Comencé a seguirlas de forma maquinal, abducida por una fuerza involuntaria que guiaba mis pasos tras ellas. Me mantenía a una distancia prudencial que me permitía ver su actividad sin riesgo de ser descubierta.
Las vi doblar una esquina y acercarse al KFC, pedir en la barra, coger el número y sentarse en una mesa a la espera del pedido. Me pareció que no era hora de comerse un pollo, y menos frito.
Vi desde mi rincón cómo les servían el alimento en los consabidos cartones grasientos y dos coca colas zero zero, la versión más descafeinada de la marca.
Comieron sin fijarse en la comida, con los ojos puestos la una en la otra. Al terminar no usaron las servilletas de papel reciclado, simplemente se chuparon los dedos recíprocamente.
Cuando se levantaron me volví a pertrechar en mi escondite y las vi pasar casi por delante de mí. Ellas iban a lo suyo.
Cogieron la rampa automática hacia su terminal e instintivamente fui detrás, poseída ya por completo.
Se detuvieron un momento en uno de los laterales y entraron al baño.
Ahí me descoloqué. ¿Qué hacía, seguía hacia adelante o me paraba en el mismo punto?
Sabía que si me paraba me arriesgaba a ser descubierta. Opté por seguir hasta el siguiente módulo y pararme en el stand de Bimba y Lola, desde donde se podía ver el transcurrir de la cinta y podría tomar posición de nuevo tras ellas.
No sabía todavía a qué puerta se dirigían y quería averiguarlo.

Al poco volvieron a entrar en escena, esta vez Miranda con los labios repasados de un rojo ardiente.
Me coloqué en posición de no ser divisada y continué la persecución.
En el número 69 se apearon de la cinta. Se dirigieron directamente a la puerta de embarque con destino a París. Una escapada romántica a la ciudad del amor, calculé.
Salté bruscamente de la cinta y me quedé varada en mitad del pasillo, frente a la entrada a su destino.
De repente vi cómo Laura en un gesto brusco giró la cabeza y me vio. Miranda que impulsivamente seguía andando, al percibir la ausencia de Laura se paró en seco y también me miró.
Yo me quedé congelada, como ocurre con la imagen en una pantalla. Laura, como en cámara lenta se fue aproximando hasta detenerse frente a mí.
“¿Qué haces tú aquí?”, inquirió resolutiva.
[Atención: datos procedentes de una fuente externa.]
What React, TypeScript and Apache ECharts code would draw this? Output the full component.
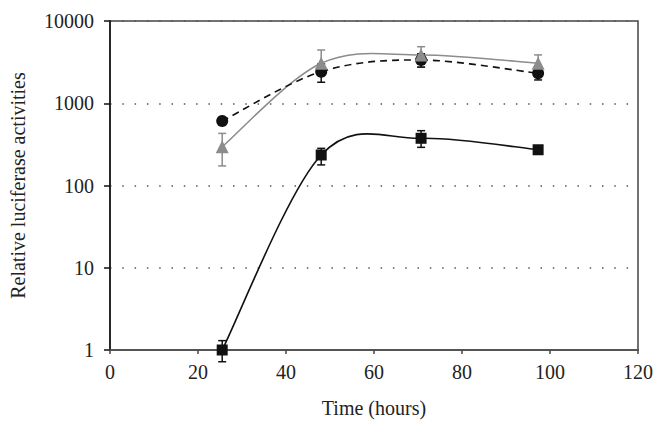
import React, { useEffect, useRef } from "react";
import * as echarts from "echarts";

const hours = [25.5, 48, 70.7, 97.3];

const squareVals = [1, 235, 375, 272];
const squareLow = [0.72, 178, 291, 255];
const squareHigh = [1.3, 283, 464, 290];

const circleVals = [608, 2420, 3360, 2310];
const circleLow = [565, 1800, 2750, 1920];
const circleHigh = [655, 3000, 4000, 2750];

const triVals = [296, 3060, 3860, 3060];
const triLow = [173, 2300, 2740, 2400];
const triHigh = [430, 4440, 4870, 3870];

const xTitle = "Time (hours)";
const yTitle = "Relative luciferase activities";

const FONT = "Liberation Serif";
const BLACK = "#111";
const GRAY = "#8c8c8c";

function curveSeries(vals: number[], color: string, dash: number[] | null, z: number) {
  return {
    type: "custom",
    data: [[0]],
    silent: true,
    z,
    renderItem: (_params: any, api: any) => {
      const pts = hours.map((h, i) => api.coord([h, vals[i]]));
      const children: any[] = [];
      for (let i = 0; i < pts.length - 1; i++) {
        const p0 = pts[Math.max(i - 1, 0)];
        const p1 = pts[i];
        const p2 = pts[i + 1];
        const p3 = pts[Math.min(i + 2, pts.length - 1)];
        children.push({
          type: "bezierCurve",
          shape: {
            x1: p1[0],
            y1: p1[1],
            cpx1: p1[0] + (p2[0] - p0[0]) / 6,
            cpy1: p1[1] + (p2[1] - p0[1]) / 6,
            cpx2: p2[0] - (p3[0] - p1[0]) / 6,
            cpy2: p2[1] - (p3[1] - p1[1]) / 6,
            x2: p2[0],
            y2: p2[1],
          },
          style: {
            fill: null,
            stroke: color,
            lineWidth: 1.6,
            lineDash: dash || undefined,
          },
        });
      }
      return { type: "group", children };
    },
  };
}

function errorSeries(low: number[], high: number[], color: string, z: number) {
  return {
    type: "custom",
    data: hours.map((h, i) => [h, low[i], high[i]]),
    silent: true,
    clip: false,
    z,
    renderItem: (_params: any, api: any) => {
      const x = api.value(0);
      const lo = api.coord([x, api.value(1)]);
      const hi = api.coord([x, api.value(2)]);
      const w = 4;
      const style = { stroke: color, lineWidth: 1.5 };
      return {
        type: "group",
        children: [
          { type: "line", shape: { x1: lo[0], y1: lo[1], x2: hi[0], y2: hi[1] }, style },
          { type: "line", shape: { x1: lo[0] - w, y1: lo[1], x2: lo[0] + w, y2: lo[1] }, style },
          { type: "line", shape: { x1: hi[0] - w, y1: hi[1], x2: hi[0] + w, y2: hi[1] }, style },
        ],
      };
    },
  };
}

function pointSeries(vals: number[], symbol: string, size: number, color: string, z: number) {
  return {
    type: "scatter",
    data: hours.map((h, i) => [h, vals[i]]),
    symbol,
    symbolSize: size,
    itemStyle: { color, opacity: 1 },
    silent: true,
    z,
  };
}

export default function App() {
  const ref = useRef<HTMLDivElement>(null);
  useEffect(() => {
    if (!ref.current) return;
    const chart = echarts.init(ref.current, null, { renderer: "svg" });
    chart.setOption({
      animation: false,
      backgroundColor: "#fff",
      grid: {
        left: 109,
        right: 28,
        top: 21,
        bottom: 82,
        show: true,
        borderColor: "#444",
        borderWidth: 1.5,
        backgroundColor: "transparent",
      },
      xAxis: {
        type: "value",
        min: 0,
        max: 120,
        interval: 20,
        name: xTitle,
        nameLocation: "middle",
        nameGap: 48,
        nameTextStyle: { fontFamily: FONT, fontSize: 20, color: "#222" },
        axisLine: { show: true, lineStyle: { color: "#555", width: 2 } },
        axisTick: { show: true, length: 4, lineStyle: { color: "#444", width: 1.5 } },
        axisLabel: { fontFamily: FONT, fontSize: 20, color: "#222", margin: 12 },
        splitLine: { show: false },
      },
      yAxis: {
        type: "log",
        logBase: 10,
        min: 1,
        max: 10000,
        name: yTitle,
        nameLocation: "middle",
        nameGap: 82,
        nameTextStyle: { fontFamily: FONT, fontSize: 20, color: "#222" },
        axisLine: { show: true, lineStyle: { color: "#111", width: 1.5 } },
        axisTick: { show: true, length: 6, lineStyle: { color: "#111", width: 1.5 } },
        axisLabel: {
          fontFamily: FONT,
          fontSize: 20,
          color: "#222",
          margin: 16,
          formatter: (v: number) => String(Math.round(v)),
        },
        splitLine: { show: true, lineStyle: { color: "#555", width: 1.5, type: [1.5, 10.8] } },
        minorTick: { show: false },
      },
      series: [
        curveSeries(triVals, GRAY, null, 2),
        curveSeries(circleVals, BLACK, [7, 5], 3),
        curveSeries(squareVals, BLACK, null, 3),
        errorSeries(triLow, triHigh, GRAY, 4),
        errorSeries(circleLow, circleHigh, BLACK, 4),
        errorSeries(squareLow, squareHigh, BLACK, 4),
        pointSeries(circleVals, "circle", 12, BLACK, 5),
        pointSeries(squareVals, "rect", 11, BLACK, 5),
        pointSeries(triVals, "triangle", 13, GRAY, 6),
      ],
    });
    return () => chart.dispose();
  }, []);
  return (
    <div
      ref={ref}
      style={{ position: "fixed", left: 0, top: 0, width: 666, height: 432 }}
    />
  );
}
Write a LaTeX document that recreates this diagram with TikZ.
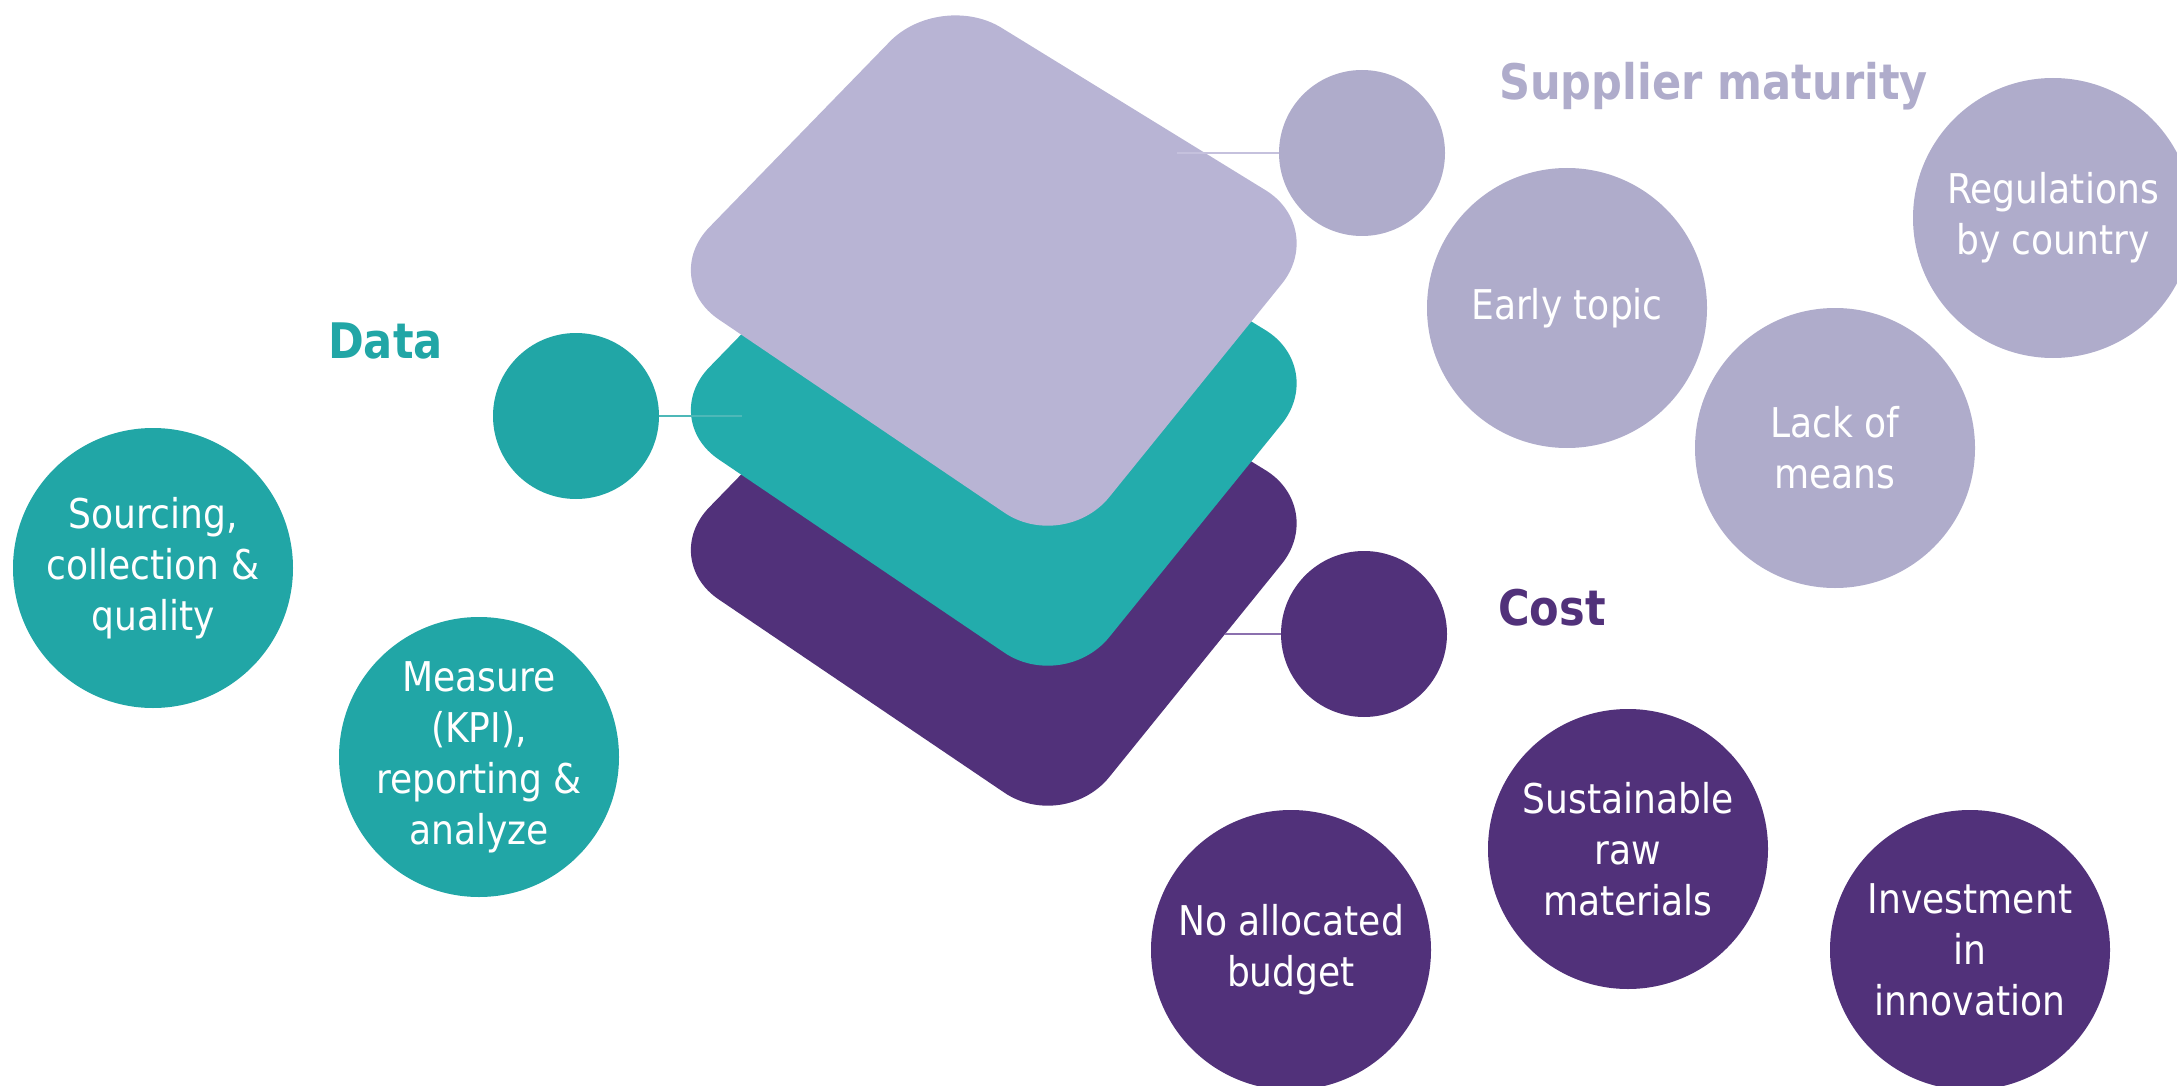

La voz no me llegaba a la garganta pero acerté a decir: “Me voy a Nueva Zelanda”
“Pues estás en la terminal errónea”, me respondió.

De pronto miré el reloj, eran las cinco de la tarde y mi vuelo despegaba a las cinco y media.
Me di media vuelta y volví a coger la cinta automática hacia el lado opuesto, con la esperanza de alcanzar la terminal correcta.